In September 2004 the Insolvency Service, (a Government agency), set up an IVA
Working Group in order to review the IVA process and Charles Howson is a member
of this group.
Samantha Poole FCA (aged 40), Finance Director
Samantha Poole qualified as a chartered accountant in 1986 and spent the next 14
years in practice including four years with Arthur Andersen working with FTSE
350 companies. Samantha has since undertaken a number of commercial assignments
including Head of Finance and Company Secretary for Axiomlab Plc, an AIM-listed
venture capital company. Samantha joined the Group as Finance Director and
Company Secretary in December 2004.
Robert Benjamin (aged 42), Marketing Director
Robert Benjamin passed the Chartered Institute of Marketing examination in 1985.
He has held a number of senior marketing positions within consumer marketing
organisations specialising in brand building and direct-response advertising.
Robert has considerable experience in advertising within the debt solutions
industry having worked for Baines and Ernst Limited from July 2000 to August
2003 (latterly as Marketing Director).
Nicola Lesley Francis MIPA MABRP (aged 45), Executive Director
Nicola Francis qualified as an Insolvency Practitioner in 2001. She has
extensive personal insolvency experience having spent 9 years at the Official
Receivers Office prior to spending eight years working in private practice.
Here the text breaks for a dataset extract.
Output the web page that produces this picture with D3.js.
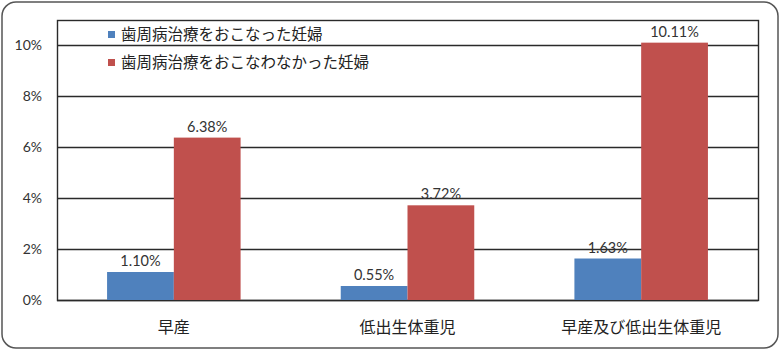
<!DOCTYPE html>
<html>
<head>
<meta charset="utf-8">
<script src="https://cdn.jsdelivr.net/npm/d3@7"></script>
<style>
  body { margin: 0; background: #fff; }
  text { font-family: Lato, "Noto Sans CJK JP", sans-serif; }
</style>
</head>
<body>
<script>
// chart data
const categories = ["早産", "低出生体重児", "早産及び低出生体重児"];
const seriesNames = ["歯周病治療をおこなった妊婦", "歯周病治療をおこなわなかった妊婦"];
const treated = [1.10, 0.55, 1.63];
const untreated = [6.38, 3.72, 10.11];
const yTicks = [0, 2, 4, 6, 8, 10];
const colors = ["#4F81BD", "#C0504D"];

const width = 780, height = 351;
const margin = {top: 20, right: 22, bottom: 51, left: 57};

const svg = d3.select("body").append("svg")
    .attr("width", width)
    .attr("height", height);

// outer frame with rounded corners
svg.append("rect")
    .attr("x", 2).attr("y", 2)
    .attr("width", width - 4).attr("height", height - 5)
    .attr("rx", 14)
    .attr("fill", "#fff")
    .attr("stroke", "#555")
    .attr("stroke-width", 1.5);

const x = d3.scaleBand()
    .domain(categories)
    .range([margin.left, width - margin.right]);

const x1 = d3.scaleBand()
    .domain([0, 1])
    .range([0, x.bandwidth()])
    .paddingOuter(0.75)
    .paddingInner(0);

const y = d3.scaleLinear()
    .domain([0, 11])
    .range([height - margin.bottom, margin.top]);

// gridlines
svg.append("g")
  .selectAll("line")
  .data(yTicks)
  .join("line")
    .attr("x1", margin.left)
    .attr("x2", width - margin.right)
    .attr("y1", d => Math.round(y(d)) + 0.5)
    .attr("y2", d => Math.round(y(d)) + 0.5)
    .attr("stroke", "#2a2a2a")
    .attr("stroke-width", 1.4);

// plot area border
svg.append("rect")
    .attr("x", margin.left + 0.5)
    .attr("y", margin.top + 0.5)
    .attr("width", width - margin.right - margin.left)
    .attr("height", y(0) - margin.top)
    .attr("fill", "none")
    .attr("stroke", "#2a2a2a")
    .attr("stroke-width", 1.4);

// y tick labels
svg.append("g")
  .selectAll("text")
  .data(yTicks)
  .join("text")
    .attr("x", 42)
    .attr("y", d => y(d))
    .attr("dy", "0.35em")
    .attr("text-anchor", "end")
    .attr("font-size", 14)
    .attr("fill", "#333")
    .text(d => d + "%");

const rows = categories.map((c, i) => ({cat: c, vals: [treated[i], untreated[i]]}));

const groups = svg.append("g")
  .selectAll("g")
  .data(rows)
  .join("g")
    .attr("transform", d => `translate(${x(d.cat)},0)`);

groups.selectAll("rect")
  .data(d => d.vals.map((v, s) => ({v, s})))
  .join("rect")
    .attr("x", d => x1(d.s))
    .attr("width", x1.bandwidth())
    .attr("y", d => y(d.v))
    .attr("height", d => y(0) - y(d.v))
    .attr("fill", d => colors[d.s]);

// value labels
groups.selectAll("text.val")
  .data(d => d.vals.map((v, s) => ({v, s})))
  .join("text")
    .attr("class", "val")
    .attr("x", d => x1(d.s) + x1.bandwidth() / 2)
    .attr("y", d => y(d.v) - 6)
    .attr("text-anchor", "middle")
    .attr("font-size", 14.5)
    .attr("fill", "#333")
    .text(d => d.v.toFixed(2) + "%");

// category labels
svg.append("g")
  .selectAll("text")
  .data(categories)
  .join("text")
    .attr("x", d => x(d) + x.bandwidth() / 2)
    .attr("y", 327)
    .attr("dy", "0.35em")
    .attr("text-anchor", "middle")
    .attr("font-size", 16)
    .attr("fill", "#222")
    .text(d => d);

// legend
const legend = svg.append("g")
  .selectAll("g")
  .data(seriesNames)
  .join("g")
    .attr("transform", (d, i) => `translate(108,${35 + i * 28})`);

legend.append("rect")
    .attr("x", 0).attr("y", -4)
    .attr("width", 7).attr("height", 7)
    .attr("fill", (d, i) => colors[i]);

legend.append("text")
    .attr("x", 13)
    .attr("dy", "0.35em")
    .attr("font-size", 15.5)
    .attr("fill", "#222")
    .text(d => d);
</script>
</body>
</html>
Nicola is licensed by the Insolvency Practitioners Association and is a Member
of the Association of Business Recovery Professionals.
Terms defined in the Prospectus have the same meaning in this press release.
Availability of Prospectus
Copies of this Prospectus are available free of charge from the Company's
registered office and at the offices of Daniel Stewart, during normal business
hours on any weekday (Saturdays and public holidays excepted) and shall remain
available for at least 14 days after Admission.